Warner’s take, aside from the on-the-nose references, is a crack-up of speed and thought. Read this couplet from “Referents” aloud: “lexically dekeing: Lake Tullamene, tamarack,/ forty clicks til Grand Prairie. Douglas fir, golden larch,// Gasoline Alley.” She is whizzing through hard towns and hard sounds as fast as she can. The beautiful surprise in this work is how dangerously the author zags from image to image to meaning. In my first read I had to throw on the brakes to let danger cross me, as if it were running a light. Internally, I egged her on. A few times she went further and faster than I could have hoped.
The pleasure in A Violent Streak is knowing Warner will push the limit; just short of a game of literary chicken, she is never out of control. Warner’s thrill is the intensity of her images and settings. In “Surface” she describes a childhood dare from boys to let fire ants crawl up the speaker’s body: “the ants clotted// like pomegranate seeds, sequining my legs, until another slap/of God-water, like a sheet of tin, scraped them.”
Another masculine ask, “¿tienes fuego?” (do you have a light?) comes in “Flat Share” on the heels of “the hiss of pistons … petrol fuel and bitters.” Circumstances of reckless sex, hunger, and risk speak to danger of another sort and a speed familiar to any unfettered young ex-pat.
In “Shapes and Sizes,” “at thirty clicks an hour, immediate danger is understood/ abstractly.” The poem continues through to a startling image: “my hangover coiled in the buzz// like a scorpion in formaldehyde.” Toxins, carcinogens, poisons course and become smears in slides. Cancer cells reproduce with alarming speed, blood runs, “the one-off alleys of capillaries.”
Where have humans enjoyed speed without the payment of blood? The terrifying exuberance of the slogan “NOW WE’RE COOKING WITH GAS!” (The Proper Care and Feeding of Husbands) is loaded. Relationships, while perhaps not explosive, are risk, harking to what Warner has taught us in earlier poems. Whether rushing towards a lover on a high-speed train, or as in “Domesticity,”

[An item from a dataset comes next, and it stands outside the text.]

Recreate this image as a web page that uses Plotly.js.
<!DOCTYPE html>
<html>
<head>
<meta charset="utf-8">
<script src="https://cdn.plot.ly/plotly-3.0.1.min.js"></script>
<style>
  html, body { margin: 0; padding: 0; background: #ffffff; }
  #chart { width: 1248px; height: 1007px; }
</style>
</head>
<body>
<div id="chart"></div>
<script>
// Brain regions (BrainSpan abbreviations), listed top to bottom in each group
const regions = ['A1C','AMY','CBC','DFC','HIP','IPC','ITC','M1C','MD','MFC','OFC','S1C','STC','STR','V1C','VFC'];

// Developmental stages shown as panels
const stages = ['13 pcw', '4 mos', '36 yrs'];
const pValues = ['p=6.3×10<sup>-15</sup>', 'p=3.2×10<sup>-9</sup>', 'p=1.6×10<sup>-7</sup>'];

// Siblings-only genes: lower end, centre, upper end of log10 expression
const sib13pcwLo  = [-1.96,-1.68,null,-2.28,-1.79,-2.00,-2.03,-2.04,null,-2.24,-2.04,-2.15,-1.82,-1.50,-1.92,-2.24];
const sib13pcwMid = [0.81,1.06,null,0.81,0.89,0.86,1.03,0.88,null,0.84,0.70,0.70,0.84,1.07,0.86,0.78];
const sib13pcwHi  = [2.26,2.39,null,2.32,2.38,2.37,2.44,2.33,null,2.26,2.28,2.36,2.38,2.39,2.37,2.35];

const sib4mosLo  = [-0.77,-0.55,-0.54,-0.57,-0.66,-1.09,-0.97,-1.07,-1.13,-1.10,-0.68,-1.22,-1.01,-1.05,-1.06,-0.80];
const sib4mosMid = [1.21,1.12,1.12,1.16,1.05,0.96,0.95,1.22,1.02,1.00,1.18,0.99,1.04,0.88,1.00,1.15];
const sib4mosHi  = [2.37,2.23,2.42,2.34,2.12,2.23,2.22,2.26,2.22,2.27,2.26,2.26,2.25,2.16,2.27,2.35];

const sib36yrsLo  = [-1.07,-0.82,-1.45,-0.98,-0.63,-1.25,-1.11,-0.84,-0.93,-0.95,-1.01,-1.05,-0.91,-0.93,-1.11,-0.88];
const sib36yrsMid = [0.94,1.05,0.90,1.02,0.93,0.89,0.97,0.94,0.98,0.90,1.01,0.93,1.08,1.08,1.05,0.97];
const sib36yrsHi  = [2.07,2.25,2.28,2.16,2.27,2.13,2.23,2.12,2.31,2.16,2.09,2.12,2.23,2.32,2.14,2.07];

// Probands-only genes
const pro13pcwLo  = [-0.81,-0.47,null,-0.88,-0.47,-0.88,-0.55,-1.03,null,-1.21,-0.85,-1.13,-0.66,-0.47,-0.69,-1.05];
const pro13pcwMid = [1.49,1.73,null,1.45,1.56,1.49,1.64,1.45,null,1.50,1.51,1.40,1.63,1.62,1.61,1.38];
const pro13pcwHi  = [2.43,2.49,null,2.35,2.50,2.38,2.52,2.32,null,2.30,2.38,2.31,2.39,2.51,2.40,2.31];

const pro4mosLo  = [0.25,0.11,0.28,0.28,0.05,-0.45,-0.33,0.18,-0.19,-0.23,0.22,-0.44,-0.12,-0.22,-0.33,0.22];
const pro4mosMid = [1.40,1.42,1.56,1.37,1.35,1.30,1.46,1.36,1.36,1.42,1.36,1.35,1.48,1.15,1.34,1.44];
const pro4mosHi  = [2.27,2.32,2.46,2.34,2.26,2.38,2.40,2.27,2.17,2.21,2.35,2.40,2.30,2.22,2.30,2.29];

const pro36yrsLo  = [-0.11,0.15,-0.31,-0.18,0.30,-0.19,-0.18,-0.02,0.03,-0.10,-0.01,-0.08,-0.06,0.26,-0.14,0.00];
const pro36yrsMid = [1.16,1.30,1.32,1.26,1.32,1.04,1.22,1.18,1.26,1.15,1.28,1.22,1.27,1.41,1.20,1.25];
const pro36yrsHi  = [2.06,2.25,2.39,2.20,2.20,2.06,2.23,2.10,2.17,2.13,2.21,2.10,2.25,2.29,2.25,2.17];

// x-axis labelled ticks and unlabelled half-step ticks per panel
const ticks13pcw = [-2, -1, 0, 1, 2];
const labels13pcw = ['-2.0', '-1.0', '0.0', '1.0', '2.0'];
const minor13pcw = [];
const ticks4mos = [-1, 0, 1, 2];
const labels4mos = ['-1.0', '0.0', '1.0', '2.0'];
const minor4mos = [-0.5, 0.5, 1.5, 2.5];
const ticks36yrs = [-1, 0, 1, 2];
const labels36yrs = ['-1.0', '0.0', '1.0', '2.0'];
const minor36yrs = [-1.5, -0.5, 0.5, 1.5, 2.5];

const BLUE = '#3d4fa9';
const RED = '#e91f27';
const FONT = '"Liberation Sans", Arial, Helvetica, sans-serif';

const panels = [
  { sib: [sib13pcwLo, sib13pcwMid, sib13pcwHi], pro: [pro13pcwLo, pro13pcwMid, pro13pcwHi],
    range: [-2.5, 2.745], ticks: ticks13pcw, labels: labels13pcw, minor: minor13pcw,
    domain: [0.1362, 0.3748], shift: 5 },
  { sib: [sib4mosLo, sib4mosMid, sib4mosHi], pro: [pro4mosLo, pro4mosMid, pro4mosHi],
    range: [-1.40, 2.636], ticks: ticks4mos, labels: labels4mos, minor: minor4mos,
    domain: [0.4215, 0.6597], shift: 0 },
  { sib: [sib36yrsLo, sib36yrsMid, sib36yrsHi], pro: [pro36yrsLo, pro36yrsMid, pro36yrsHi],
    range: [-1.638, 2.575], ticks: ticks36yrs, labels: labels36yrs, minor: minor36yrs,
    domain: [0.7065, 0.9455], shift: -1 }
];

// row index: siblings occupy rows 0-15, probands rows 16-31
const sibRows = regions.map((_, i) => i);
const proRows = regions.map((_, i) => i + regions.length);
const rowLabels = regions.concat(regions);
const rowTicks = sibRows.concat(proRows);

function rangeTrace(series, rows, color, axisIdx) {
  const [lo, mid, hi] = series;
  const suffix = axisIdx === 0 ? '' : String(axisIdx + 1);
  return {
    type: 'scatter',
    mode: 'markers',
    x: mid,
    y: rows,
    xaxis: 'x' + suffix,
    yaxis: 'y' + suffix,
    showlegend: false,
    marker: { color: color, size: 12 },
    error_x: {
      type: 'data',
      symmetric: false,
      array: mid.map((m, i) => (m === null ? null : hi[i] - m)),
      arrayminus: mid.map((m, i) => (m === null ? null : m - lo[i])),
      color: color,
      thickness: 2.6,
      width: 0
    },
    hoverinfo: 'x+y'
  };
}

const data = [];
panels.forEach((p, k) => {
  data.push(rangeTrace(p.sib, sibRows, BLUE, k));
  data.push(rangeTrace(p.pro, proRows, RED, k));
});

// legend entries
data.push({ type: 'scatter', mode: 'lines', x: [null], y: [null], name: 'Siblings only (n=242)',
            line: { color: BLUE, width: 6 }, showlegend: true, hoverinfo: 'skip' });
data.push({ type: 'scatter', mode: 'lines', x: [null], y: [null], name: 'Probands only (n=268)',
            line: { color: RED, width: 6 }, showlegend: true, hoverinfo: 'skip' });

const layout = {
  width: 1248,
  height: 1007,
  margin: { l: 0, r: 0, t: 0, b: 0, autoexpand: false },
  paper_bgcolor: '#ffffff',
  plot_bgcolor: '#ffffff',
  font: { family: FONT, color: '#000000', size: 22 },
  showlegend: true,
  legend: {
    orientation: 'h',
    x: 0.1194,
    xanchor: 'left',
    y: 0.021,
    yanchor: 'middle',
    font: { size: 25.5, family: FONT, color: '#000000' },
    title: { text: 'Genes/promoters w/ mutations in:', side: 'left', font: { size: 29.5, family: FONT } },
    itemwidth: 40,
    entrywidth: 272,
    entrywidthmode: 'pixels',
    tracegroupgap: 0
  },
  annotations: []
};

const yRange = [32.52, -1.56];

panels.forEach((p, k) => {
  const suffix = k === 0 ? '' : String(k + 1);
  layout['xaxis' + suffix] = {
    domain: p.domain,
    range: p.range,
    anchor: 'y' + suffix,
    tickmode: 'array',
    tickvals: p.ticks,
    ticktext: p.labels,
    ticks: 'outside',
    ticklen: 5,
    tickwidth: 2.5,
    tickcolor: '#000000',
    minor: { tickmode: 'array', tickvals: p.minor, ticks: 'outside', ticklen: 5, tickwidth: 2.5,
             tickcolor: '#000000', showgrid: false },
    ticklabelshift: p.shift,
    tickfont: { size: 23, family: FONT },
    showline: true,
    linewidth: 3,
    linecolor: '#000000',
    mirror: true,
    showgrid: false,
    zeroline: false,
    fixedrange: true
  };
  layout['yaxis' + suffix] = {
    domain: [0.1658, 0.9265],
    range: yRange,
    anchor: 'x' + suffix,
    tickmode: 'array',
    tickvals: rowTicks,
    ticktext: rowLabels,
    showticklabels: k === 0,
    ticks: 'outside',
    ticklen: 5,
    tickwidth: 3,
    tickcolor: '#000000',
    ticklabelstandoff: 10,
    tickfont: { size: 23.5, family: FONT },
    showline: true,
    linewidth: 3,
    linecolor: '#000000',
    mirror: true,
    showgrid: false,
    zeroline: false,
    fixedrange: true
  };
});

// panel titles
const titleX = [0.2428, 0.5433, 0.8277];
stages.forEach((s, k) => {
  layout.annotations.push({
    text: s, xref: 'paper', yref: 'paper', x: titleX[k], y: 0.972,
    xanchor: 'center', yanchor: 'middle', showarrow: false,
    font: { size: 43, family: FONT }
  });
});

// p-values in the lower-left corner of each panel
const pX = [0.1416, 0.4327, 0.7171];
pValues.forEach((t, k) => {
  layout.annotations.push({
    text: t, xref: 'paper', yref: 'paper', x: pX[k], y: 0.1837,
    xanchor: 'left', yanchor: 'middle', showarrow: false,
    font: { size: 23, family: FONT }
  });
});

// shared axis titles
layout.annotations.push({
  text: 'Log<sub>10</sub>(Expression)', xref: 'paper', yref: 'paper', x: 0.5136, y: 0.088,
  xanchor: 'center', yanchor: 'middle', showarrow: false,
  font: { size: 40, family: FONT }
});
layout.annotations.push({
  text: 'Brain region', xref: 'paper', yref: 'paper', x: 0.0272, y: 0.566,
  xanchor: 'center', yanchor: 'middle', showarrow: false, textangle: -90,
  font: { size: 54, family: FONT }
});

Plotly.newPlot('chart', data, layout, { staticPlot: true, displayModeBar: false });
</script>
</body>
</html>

She finds the bloodied condom
the next morning. Jewelled in a jacket of fire ants.
Some are dead, engorged, others still feasting
on spunk and the blood of a woman
whom modernity has promised a rich
and fulfilling life of the mind.
Warner’s Streak is cutthroat and clever, never pretentious and never hobbled by shame or preciousness, which makes me love it all the more.